1. Anaheim Ducks vs. 4. Dallas Stars
Truth be told, this looks to be the most uneven match-up of the entire first round. That may or may not be fair to the Dallas Stars, but top to bottom, the Ducks have been better pretty much all around. Led by Ryan Getzlaf’s MVP-worthy season (if it weren’t for Sidney Crosby), the Ducks finished with the most points in the West behind an NHL-leading 3.21 goals per game while also sitting at ninth in goals against.
And while this may look like a mismatch on paper, it’s important to note that the Ducks are top-heavy. Beyond Getzlaf and fellow star Corey Perry, Anaheim does not have many point producers, putting the onus on the stars to carry the squad.
That could play into the hands of Dallas, who has its own lethal one-two punch in Tyler Seguin and Jamie Benn. Add to that the strong play of Kari Lehtonen in net, and we could be in for a surprisingly tight series.

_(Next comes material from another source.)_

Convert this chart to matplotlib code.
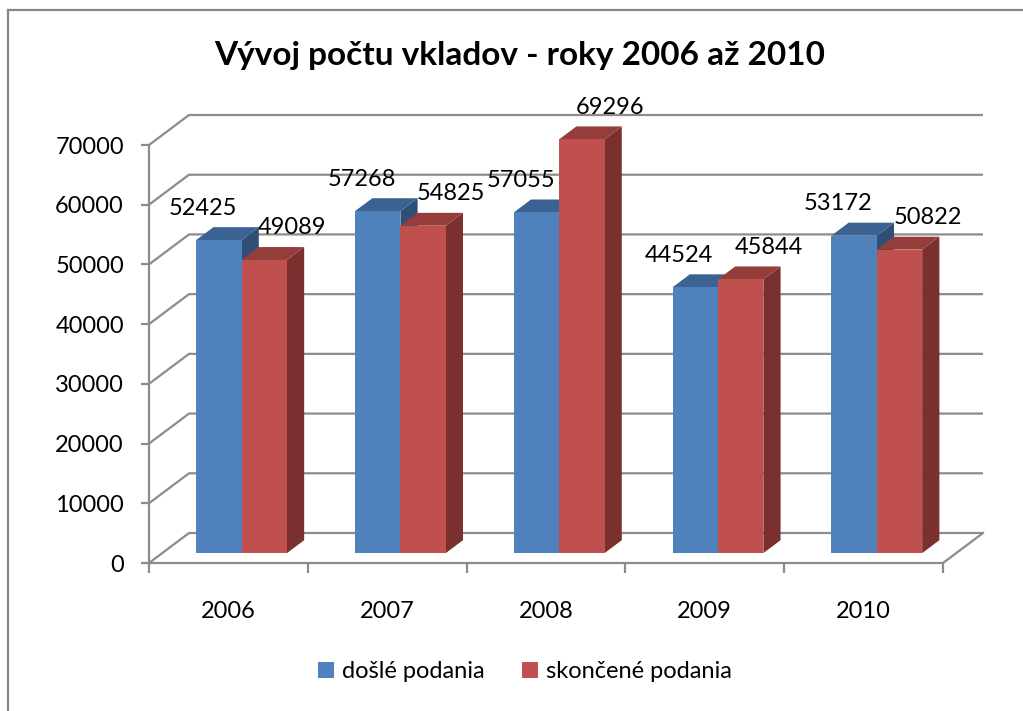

2. San Jose Sharks vs. Los Angeles Kings
Here we have yet another face-off between offense and defense. The Sharks, the perennial bride’s maid of the West, are among the best scoring teams in the NHL, led by the three-headed monster of Joe Pavelski, Joe Thornton and Patrick Marleau, all in the top 16 in scoring. Here’s the thing — it’s not just San Jose’s offense that’s impressive. The Sharks are also fifth in the NHL in goals against average, with Antti Niemi playing the type of hockey that won him a Cup in Chicago. The Sharks are about as complete a team as there is out West.

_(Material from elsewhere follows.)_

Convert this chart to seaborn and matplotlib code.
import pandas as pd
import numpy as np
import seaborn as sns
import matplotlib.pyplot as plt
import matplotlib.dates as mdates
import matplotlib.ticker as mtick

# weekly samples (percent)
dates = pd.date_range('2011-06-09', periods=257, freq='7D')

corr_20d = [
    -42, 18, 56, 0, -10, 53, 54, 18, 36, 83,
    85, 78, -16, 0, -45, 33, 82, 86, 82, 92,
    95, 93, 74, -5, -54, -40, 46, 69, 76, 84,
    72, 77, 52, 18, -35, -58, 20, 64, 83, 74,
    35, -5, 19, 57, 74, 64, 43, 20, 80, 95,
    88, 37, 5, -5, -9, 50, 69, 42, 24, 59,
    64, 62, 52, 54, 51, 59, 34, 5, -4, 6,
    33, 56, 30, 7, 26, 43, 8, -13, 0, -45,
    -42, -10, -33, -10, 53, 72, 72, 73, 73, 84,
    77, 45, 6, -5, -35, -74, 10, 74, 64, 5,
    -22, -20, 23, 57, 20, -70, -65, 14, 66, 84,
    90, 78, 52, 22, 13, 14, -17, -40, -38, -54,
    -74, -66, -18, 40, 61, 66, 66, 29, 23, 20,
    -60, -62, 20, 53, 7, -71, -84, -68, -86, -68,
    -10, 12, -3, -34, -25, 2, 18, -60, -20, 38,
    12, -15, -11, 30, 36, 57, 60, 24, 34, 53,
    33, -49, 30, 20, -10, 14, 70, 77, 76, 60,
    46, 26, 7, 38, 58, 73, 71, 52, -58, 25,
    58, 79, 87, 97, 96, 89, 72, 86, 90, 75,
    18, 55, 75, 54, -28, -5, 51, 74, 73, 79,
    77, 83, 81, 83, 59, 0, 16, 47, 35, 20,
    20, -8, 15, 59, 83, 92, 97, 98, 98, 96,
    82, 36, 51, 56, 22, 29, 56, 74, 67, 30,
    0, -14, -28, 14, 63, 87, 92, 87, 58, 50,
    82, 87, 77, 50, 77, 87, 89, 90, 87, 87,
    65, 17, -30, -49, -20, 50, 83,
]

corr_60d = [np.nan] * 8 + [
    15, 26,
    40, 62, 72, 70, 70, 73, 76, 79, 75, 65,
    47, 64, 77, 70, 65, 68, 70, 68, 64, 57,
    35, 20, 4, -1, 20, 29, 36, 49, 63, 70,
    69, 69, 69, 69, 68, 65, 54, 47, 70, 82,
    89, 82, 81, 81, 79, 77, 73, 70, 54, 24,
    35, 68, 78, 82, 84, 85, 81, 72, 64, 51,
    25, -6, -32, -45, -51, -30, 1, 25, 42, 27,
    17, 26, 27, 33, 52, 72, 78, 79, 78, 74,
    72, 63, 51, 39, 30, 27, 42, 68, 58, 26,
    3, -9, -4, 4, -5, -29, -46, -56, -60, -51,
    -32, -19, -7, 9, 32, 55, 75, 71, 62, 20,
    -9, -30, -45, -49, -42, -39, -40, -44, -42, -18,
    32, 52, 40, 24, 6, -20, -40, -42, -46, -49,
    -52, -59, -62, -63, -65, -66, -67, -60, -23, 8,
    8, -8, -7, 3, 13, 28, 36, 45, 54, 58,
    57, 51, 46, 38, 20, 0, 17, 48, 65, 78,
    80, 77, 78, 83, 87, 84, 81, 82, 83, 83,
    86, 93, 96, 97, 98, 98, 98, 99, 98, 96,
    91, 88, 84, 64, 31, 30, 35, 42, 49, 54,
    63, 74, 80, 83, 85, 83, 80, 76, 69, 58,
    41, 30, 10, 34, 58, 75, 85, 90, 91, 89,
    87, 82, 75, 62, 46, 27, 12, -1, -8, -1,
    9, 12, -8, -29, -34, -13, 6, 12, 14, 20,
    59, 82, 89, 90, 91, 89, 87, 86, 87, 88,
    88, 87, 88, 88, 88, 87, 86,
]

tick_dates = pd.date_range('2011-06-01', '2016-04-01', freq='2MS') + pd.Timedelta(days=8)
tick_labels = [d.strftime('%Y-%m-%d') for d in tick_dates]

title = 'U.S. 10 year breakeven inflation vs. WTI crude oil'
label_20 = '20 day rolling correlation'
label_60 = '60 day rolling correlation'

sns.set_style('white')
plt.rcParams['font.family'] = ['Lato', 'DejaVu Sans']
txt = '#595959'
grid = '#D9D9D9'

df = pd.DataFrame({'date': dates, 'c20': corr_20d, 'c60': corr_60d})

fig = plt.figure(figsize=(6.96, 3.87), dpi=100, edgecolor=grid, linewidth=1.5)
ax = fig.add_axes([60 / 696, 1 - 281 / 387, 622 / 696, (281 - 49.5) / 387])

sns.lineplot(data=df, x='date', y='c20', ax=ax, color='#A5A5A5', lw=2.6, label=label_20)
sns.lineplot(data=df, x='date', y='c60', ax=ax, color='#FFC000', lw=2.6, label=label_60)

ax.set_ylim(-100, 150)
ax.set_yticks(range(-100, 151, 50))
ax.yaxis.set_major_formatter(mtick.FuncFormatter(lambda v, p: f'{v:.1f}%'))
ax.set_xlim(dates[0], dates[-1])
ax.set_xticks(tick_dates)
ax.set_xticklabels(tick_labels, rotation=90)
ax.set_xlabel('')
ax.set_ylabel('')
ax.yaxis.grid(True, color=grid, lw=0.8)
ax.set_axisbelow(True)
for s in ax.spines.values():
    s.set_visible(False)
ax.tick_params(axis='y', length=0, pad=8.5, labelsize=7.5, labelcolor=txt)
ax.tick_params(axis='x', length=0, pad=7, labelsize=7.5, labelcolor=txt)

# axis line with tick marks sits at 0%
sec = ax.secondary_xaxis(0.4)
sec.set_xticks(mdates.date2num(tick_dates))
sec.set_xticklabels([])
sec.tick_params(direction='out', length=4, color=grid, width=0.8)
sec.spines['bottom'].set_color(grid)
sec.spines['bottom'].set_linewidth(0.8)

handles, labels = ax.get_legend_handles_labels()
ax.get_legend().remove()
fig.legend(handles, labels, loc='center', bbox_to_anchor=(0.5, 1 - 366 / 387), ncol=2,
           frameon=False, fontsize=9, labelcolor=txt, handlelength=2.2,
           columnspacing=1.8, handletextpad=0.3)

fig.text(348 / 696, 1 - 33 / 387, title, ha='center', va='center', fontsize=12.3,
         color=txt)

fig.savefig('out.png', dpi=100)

Of course, you have to score to win, and no team in hockey is better at stifling the opposition than the Kings. LA surrenders barely over two goals a game thanks in large part to the remarkable goaltending of Jonathan Quick and stout defense of Drew Doughty, Slava Voynov, Alec Martinez, Willie Mitchell, et al. On top of that, the team is full of two-way players, none better than Anze Kopitar, the team’s leading point producer and best defensive forward.
The Kings have enough scoring with Kopitar, Jeff Carter and Justin Williams, not to mention playoff veterans Dustin Brown and Mike Richards, to beat anyone with that defense and Quick in net. This should be a dandy.